Charts and diagrams as code
☆ ☆ ☆ ☆

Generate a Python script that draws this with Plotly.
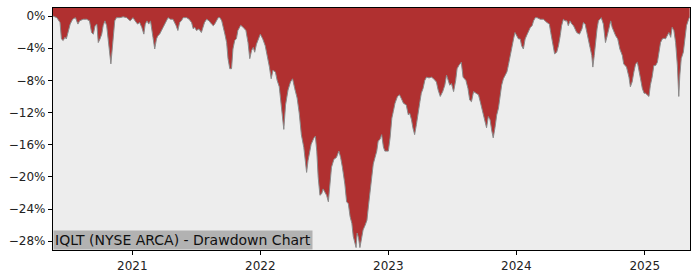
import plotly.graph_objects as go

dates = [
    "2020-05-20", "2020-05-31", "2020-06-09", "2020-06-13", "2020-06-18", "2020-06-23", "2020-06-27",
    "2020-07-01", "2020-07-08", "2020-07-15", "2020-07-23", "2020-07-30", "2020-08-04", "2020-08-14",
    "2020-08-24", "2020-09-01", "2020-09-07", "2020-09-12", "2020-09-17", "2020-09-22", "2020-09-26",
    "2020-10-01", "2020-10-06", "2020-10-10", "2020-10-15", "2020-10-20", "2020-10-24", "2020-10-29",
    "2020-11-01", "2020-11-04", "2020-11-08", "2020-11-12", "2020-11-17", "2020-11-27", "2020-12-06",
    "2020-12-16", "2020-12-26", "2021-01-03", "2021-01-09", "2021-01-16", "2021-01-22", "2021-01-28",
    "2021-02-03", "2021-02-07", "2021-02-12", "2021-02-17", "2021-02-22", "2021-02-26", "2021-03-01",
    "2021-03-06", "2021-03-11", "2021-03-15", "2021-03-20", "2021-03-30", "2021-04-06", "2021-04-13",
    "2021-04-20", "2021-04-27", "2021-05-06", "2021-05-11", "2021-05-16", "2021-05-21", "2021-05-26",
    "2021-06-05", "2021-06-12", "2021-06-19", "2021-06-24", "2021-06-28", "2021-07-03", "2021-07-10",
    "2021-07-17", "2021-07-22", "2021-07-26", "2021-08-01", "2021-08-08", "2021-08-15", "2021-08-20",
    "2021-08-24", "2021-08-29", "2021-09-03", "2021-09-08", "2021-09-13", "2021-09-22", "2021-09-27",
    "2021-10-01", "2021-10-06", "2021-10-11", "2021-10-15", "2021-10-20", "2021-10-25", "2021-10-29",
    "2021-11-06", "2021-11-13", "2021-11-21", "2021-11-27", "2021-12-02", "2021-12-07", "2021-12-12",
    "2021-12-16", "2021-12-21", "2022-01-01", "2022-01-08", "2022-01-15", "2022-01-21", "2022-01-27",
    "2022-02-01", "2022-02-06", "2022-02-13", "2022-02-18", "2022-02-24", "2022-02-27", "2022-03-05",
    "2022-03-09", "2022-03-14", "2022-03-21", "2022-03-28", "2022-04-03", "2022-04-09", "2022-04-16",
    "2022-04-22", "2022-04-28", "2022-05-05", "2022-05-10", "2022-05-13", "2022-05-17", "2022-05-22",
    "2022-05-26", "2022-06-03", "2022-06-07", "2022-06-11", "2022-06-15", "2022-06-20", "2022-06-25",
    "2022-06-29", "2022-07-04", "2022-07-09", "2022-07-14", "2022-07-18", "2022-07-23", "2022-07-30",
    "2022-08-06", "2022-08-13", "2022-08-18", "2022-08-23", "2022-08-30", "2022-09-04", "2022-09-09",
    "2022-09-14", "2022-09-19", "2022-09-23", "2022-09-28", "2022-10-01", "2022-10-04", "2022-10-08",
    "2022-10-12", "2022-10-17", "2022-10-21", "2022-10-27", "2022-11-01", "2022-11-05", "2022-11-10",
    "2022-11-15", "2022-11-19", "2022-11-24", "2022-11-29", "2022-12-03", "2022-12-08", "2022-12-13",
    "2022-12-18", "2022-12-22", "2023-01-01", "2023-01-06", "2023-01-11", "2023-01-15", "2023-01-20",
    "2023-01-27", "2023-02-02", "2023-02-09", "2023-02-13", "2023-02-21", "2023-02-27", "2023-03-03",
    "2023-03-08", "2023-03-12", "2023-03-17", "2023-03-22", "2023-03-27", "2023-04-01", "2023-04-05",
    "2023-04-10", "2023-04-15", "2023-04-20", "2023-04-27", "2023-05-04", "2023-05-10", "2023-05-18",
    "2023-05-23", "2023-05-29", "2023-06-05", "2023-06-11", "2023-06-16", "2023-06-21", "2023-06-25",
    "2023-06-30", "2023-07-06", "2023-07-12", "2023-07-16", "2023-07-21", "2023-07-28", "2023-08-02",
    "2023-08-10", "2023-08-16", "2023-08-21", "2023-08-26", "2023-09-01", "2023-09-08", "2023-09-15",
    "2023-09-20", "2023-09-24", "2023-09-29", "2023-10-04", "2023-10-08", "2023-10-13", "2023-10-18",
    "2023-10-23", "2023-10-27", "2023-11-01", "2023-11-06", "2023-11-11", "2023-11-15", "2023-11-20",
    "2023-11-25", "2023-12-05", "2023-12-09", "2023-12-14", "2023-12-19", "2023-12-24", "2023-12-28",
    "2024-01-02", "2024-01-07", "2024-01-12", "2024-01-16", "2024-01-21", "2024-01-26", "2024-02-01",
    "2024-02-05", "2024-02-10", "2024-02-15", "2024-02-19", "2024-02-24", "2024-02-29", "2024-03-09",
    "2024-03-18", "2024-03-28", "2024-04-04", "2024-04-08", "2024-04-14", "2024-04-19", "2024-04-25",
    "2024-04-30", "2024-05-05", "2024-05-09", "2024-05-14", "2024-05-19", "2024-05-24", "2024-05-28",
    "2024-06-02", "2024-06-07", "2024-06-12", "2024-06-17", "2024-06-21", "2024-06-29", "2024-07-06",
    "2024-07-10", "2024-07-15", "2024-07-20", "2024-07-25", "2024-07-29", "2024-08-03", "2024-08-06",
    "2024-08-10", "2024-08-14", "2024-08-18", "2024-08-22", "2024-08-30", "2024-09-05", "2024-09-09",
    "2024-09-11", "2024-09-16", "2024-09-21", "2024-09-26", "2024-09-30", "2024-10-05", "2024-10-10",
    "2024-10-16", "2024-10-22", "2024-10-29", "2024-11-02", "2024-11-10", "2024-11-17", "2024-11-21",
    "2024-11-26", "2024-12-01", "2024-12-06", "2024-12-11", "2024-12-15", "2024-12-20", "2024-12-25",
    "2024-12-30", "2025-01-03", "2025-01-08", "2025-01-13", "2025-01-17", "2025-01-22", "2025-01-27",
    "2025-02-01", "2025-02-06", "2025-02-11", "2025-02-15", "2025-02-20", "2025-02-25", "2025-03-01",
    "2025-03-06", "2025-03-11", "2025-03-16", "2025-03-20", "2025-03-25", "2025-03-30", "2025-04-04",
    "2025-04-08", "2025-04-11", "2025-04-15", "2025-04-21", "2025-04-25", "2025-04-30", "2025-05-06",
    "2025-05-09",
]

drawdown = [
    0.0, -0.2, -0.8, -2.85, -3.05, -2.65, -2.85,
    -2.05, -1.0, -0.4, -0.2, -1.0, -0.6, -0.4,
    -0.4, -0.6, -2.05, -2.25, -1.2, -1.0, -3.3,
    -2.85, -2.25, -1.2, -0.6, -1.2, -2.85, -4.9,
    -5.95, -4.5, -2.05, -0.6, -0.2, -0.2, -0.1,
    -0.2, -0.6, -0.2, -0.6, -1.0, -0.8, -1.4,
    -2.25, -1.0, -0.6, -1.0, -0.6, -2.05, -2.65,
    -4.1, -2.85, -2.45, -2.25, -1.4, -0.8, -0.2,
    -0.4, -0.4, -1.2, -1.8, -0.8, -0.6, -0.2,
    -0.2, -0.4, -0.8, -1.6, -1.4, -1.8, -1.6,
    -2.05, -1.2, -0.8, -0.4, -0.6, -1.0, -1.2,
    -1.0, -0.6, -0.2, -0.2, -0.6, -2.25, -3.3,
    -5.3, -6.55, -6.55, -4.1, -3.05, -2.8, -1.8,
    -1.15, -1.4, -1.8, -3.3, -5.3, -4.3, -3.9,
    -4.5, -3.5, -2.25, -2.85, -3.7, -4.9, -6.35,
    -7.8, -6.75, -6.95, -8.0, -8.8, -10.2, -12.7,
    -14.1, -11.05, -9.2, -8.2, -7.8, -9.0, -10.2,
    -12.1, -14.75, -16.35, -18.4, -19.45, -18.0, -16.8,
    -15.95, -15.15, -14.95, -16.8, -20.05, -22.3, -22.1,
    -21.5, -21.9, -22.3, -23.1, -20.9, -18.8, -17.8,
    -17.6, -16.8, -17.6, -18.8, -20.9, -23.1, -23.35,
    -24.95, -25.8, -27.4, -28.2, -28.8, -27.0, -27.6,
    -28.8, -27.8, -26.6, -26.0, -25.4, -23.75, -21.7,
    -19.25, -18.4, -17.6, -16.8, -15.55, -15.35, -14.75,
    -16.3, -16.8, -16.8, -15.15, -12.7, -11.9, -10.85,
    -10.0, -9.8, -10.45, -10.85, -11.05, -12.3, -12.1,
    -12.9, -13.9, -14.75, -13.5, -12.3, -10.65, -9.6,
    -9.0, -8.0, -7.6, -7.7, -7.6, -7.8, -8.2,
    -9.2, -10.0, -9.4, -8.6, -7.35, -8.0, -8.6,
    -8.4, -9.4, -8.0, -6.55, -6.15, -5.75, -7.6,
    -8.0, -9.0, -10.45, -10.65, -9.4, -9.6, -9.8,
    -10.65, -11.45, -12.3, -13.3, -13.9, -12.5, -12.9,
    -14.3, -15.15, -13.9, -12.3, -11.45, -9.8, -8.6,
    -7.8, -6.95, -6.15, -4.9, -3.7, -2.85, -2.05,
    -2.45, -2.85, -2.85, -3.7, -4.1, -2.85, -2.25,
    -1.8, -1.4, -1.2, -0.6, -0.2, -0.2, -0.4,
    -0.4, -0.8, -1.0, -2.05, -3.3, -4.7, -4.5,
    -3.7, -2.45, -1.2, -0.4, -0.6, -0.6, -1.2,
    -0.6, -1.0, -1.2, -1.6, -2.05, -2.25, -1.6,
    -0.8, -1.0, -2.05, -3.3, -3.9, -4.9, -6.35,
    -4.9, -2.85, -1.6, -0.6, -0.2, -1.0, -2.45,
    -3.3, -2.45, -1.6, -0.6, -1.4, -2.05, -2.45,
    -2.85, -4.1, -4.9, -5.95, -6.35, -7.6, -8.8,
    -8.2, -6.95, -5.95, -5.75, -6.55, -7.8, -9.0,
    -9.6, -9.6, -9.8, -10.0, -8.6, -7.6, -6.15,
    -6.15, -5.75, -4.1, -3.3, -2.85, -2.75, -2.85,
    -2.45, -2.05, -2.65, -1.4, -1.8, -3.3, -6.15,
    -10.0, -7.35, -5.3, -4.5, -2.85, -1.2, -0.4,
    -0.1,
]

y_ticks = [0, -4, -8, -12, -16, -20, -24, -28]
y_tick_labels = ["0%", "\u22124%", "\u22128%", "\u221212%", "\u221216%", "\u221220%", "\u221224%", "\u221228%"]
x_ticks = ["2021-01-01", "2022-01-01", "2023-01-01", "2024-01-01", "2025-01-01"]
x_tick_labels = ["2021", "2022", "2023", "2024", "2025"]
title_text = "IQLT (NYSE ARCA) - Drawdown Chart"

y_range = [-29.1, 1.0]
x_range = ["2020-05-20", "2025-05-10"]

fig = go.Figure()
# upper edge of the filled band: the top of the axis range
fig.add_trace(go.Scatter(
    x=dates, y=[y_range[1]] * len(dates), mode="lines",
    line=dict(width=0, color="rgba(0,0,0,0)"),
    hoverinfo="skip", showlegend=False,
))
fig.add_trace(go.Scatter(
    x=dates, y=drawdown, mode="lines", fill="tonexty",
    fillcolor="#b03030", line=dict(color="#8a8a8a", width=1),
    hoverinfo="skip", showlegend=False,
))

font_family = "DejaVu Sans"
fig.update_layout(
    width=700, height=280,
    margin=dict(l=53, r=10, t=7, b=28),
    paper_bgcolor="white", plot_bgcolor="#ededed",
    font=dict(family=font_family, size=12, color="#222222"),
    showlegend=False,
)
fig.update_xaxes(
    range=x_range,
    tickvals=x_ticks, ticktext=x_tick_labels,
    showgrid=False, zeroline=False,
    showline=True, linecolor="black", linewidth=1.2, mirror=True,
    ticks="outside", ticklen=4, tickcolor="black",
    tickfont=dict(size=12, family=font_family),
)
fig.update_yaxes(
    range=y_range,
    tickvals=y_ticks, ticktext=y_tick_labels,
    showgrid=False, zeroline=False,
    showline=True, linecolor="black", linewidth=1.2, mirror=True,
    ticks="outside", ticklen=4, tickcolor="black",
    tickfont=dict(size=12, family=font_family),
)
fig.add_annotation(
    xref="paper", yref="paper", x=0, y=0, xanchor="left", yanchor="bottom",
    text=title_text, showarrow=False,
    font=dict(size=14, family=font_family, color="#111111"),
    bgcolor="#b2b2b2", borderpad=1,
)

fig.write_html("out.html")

☆ ☆ ☆ ☆

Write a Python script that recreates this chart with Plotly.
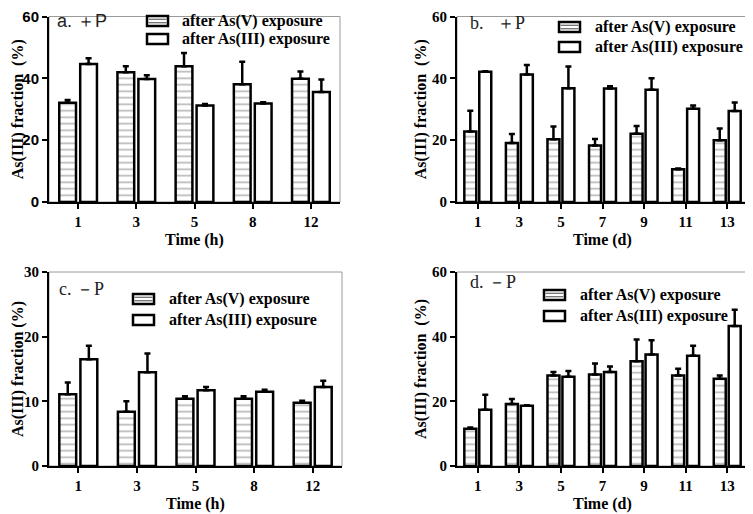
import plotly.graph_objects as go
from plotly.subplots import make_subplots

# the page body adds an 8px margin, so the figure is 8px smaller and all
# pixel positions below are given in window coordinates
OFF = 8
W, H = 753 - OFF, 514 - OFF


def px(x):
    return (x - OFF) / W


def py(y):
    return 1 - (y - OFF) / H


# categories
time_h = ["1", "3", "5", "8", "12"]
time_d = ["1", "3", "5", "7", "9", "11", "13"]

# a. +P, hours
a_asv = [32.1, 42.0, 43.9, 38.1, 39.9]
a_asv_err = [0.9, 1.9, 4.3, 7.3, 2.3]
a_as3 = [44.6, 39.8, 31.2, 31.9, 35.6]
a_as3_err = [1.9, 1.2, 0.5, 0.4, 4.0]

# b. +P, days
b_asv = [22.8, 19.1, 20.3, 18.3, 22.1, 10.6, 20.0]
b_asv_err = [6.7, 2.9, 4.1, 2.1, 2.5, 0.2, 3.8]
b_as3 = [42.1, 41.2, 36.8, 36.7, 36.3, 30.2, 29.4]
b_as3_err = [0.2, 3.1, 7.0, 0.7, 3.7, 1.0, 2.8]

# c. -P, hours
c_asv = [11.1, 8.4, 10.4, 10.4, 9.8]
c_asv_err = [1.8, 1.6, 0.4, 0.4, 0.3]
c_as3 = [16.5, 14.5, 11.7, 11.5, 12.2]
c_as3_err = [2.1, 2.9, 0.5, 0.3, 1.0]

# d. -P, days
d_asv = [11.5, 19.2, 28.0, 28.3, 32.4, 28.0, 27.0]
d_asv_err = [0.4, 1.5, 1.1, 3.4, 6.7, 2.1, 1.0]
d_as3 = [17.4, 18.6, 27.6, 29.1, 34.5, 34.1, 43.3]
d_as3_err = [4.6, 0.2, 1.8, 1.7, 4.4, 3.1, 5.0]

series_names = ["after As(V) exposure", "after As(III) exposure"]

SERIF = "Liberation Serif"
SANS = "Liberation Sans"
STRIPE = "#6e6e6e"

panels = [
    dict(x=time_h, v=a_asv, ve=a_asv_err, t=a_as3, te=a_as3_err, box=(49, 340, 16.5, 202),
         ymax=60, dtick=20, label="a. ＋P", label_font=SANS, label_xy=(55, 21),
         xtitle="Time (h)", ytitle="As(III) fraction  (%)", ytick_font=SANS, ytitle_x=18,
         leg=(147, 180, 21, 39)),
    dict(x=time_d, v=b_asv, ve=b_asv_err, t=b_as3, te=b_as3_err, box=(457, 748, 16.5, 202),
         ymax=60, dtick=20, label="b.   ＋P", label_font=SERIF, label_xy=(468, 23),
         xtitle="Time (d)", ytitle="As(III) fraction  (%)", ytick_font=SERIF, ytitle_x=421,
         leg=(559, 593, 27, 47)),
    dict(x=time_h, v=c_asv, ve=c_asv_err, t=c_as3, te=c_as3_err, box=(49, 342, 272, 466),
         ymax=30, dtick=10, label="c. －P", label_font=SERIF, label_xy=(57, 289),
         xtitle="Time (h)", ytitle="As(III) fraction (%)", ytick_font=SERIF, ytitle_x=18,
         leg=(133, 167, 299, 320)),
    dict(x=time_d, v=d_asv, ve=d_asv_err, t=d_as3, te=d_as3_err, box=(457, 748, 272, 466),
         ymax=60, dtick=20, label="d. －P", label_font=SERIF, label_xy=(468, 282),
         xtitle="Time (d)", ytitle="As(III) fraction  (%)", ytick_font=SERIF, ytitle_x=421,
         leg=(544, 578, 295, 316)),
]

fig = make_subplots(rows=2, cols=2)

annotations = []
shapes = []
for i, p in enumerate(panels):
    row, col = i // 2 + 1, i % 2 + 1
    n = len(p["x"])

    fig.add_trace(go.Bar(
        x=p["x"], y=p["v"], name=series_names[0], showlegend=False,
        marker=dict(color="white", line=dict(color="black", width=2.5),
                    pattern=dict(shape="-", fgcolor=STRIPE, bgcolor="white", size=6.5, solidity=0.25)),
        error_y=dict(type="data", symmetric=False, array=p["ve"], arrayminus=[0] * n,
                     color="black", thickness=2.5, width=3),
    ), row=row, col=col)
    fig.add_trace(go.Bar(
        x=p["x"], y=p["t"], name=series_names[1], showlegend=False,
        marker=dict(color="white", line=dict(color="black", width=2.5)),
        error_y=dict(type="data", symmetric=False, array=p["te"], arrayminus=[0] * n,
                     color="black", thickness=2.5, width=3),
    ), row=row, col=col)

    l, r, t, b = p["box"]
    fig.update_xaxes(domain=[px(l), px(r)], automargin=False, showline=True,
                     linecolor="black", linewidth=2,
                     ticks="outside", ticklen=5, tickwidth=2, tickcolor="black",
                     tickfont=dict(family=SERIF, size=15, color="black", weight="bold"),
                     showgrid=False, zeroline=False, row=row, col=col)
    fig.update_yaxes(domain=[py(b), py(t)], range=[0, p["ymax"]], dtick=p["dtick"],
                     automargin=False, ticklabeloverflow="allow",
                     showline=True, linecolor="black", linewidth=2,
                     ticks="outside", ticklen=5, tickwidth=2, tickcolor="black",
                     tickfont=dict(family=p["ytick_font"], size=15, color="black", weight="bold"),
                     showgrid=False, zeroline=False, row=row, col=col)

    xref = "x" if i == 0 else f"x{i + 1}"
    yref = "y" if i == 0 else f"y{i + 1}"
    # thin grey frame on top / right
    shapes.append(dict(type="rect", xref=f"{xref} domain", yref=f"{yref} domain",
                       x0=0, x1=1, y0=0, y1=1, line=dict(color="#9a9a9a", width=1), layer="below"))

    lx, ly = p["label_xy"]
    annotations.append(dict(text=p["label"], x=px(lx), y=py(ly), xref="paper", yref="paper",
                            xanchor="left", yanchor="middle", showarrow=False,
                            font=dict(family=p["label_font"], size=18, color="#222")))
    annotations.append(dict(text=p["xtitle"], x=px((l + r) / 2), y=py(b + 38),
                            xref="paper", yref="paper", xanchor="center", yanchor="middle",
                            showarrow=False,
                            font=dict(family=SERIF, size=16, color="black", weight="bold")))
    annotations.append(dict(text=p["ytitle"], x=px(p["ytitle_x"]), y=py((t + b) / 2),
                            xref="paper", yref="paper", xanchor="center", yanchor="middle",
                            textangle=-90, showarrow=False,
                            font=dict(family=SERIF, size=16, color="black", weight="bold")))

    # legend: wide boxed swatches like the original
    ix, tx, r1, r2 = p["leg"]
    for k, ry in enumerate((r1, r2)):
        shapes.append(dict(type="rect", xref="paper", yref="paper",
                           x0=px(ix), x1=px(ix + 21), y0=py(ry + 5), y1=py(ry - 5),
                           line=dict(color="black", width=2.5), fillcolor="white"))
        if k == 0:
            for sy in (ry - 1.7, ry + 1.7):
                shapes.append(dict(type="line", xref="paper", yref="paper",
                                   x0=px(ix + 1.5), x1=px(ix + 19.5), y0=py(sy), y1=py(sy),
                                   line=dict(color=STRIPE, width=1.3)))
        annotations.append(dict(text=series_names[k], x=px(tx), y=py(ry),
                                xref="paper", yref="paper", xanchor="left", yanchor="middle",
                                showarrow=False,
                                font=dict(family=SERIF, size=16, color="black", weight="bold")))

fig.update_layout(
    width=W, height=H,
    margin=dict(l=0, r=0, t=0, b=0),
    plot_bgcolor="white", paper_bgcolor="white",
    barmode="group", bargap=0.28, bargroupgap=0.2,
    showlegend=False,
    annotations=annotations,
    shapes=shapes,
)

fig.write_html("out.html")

☆ ☆ ☆ ☆

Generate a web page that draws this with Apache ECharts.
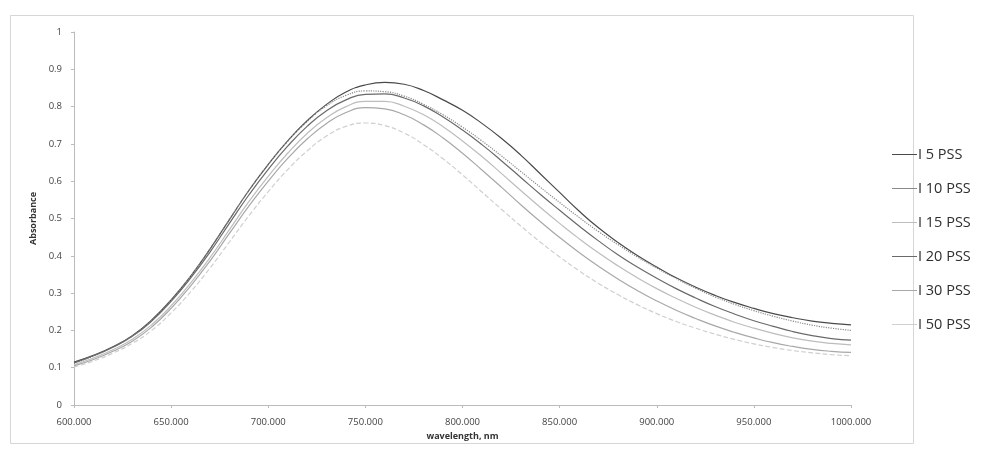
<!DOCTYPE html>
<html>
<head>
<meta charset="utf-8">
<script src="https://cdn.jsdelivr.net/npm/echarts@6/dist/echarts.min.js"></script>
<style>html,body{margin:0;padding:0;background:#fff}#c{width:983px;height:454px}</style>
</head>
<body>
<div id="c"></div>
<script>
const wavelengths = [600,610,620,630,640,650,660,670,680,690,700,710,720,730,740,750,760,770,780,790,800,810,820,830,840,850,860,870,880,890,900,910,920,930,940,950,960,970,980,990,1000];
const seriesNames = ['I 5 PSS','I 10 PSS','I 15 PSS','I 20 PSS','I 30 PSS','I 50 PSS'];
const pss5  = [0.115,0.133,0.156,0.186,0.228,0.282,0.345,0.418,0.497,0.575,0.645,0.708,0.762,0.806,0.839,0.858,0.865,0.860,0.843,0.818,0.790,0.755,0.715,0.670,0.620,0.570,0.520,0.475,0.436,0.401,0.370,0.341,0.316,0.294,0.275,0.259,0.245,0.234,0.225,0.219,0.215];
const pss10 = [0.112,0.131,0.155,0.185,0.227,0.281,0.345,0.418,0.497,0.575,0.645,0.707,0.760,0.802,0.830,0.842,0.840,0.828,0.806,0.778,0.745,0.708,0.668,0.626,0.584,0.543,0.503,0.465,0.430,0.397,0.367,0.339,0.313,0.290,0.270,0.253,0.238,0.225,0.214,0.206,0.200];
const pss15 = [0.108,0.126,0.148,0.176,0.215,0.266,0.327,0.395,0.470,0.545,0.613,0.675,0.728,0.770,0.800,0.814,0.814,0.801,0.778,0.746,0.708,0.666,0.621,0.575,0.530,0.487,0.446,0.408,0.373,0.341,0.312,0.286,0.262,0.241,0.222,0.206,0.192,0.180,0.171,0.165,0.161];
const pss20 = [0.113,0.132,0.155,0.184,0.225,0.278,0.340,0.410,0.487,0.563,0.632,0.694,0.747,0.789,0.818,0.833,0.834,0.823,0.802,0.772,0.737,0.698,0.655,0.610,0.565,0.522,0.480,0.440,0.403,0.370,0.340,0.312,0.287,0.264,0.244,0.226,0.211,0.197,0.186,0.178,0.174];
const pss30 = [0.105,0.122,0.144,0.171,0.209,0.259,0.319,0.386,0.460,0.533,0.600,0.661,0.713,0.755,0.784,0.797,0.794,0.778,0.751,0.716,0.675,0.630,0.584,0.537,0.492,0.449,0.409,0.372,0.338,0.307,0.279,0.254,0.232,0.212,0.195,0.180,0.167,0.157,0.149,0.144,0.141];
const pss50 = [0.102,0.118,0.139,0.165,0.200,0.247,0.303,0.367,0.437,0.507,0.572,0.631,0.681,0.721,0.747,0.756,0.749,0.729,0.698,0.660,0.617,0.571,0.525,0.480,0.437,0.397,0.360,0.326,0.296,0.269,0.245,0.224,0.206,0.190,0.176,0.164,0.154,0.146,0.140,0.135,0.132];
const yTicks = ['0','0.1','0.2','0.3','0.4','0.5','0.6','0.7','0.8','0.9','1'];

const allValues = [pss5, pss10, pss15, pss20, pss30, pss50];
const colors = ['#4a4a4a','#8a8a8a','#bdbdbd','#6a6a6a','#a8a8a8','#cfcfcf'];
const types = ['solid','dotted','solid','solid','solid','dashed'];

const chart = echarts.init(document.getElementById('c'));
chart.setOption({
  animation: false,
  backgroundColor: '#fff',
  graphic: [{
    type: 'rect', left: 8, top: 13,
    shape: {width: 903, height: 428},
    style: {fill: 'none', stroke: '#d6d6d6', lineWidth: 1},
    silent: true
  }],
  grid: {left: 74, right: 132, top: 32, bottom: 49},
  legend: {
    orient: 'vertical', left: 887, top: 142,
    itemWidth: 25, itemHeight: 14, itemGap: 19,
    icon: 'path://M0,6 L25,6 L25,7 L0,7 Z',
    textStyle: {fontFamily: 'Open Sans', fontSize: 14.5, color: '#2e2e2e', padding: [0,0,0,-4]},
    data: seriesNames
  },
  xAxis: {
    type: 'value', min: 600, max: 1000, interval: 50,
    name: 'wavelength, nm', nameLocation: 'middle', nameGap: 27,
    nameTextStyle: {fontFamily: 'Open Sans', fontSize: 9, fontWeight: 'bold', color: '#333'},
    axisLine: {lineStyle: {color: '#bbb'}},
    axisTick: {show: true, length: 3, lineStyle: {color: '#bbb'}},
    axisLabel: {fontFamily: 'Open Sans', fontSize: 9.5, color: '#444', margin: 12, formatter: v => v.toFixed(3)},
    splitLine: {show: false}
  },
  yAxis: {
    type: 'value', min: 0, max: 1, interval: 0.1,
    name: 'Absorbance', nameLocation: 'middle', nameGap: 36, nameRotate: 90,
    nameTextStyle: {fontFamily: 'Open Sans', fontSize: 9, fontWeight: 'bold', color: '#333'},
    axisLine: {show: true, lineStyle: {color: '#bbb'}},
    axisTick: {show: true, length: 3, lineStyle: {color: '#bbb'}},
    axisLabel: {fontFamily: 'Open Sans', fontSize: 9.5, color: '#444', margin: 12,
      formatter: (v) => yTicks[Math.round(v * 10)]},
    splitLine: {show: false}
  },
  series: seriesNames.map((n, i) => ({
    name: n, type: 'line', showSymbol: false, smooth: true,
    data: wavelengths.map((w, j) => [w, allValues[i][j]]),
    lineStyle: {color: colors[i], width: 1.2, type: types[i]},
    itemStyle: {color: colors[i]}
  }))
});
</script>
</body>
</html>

☆ ☆ ☆ ☆

**What to work on**
From the line containing "Write a Python" to the line containing "a_as3_err = [1.9, 1.2, 0.5, 0.4, 4.0]", both lines included, give the text again exactly, without any pictures.

**Answer in full**
Write a Python script that recreates this chart with Plotly.
import plotly.graph_objects as go
from plotly.subplots import make_subplots

# the page body adds an 8px margin, so the figure is 8px smaller and all
# pixel positions below are given in window coordinates
OFF = 8
W, H = 753 - OFF, 514 - OFF


def px(x):
    return (x - OFF) / W


def py(y):
    return 1 - (y - OFF) / H


# categories
time_h = ["1", "3", "5", "8", "12"]
time_d = ["1", "3", "5", "7", "9", "11", "13"]

# a. +P, hours
a_asv = [32.1, 42.0, 43.9, 38.1, 39.9]
a_asv_err = [0.9, 1.9, 4.3, 7.3, 2.3]
a_as3 = [44.6, 39.8, 31.2, 31.9, 35.6]
a_as3_err = [1.9, 1.2, 0.5, 0.4, 4.0]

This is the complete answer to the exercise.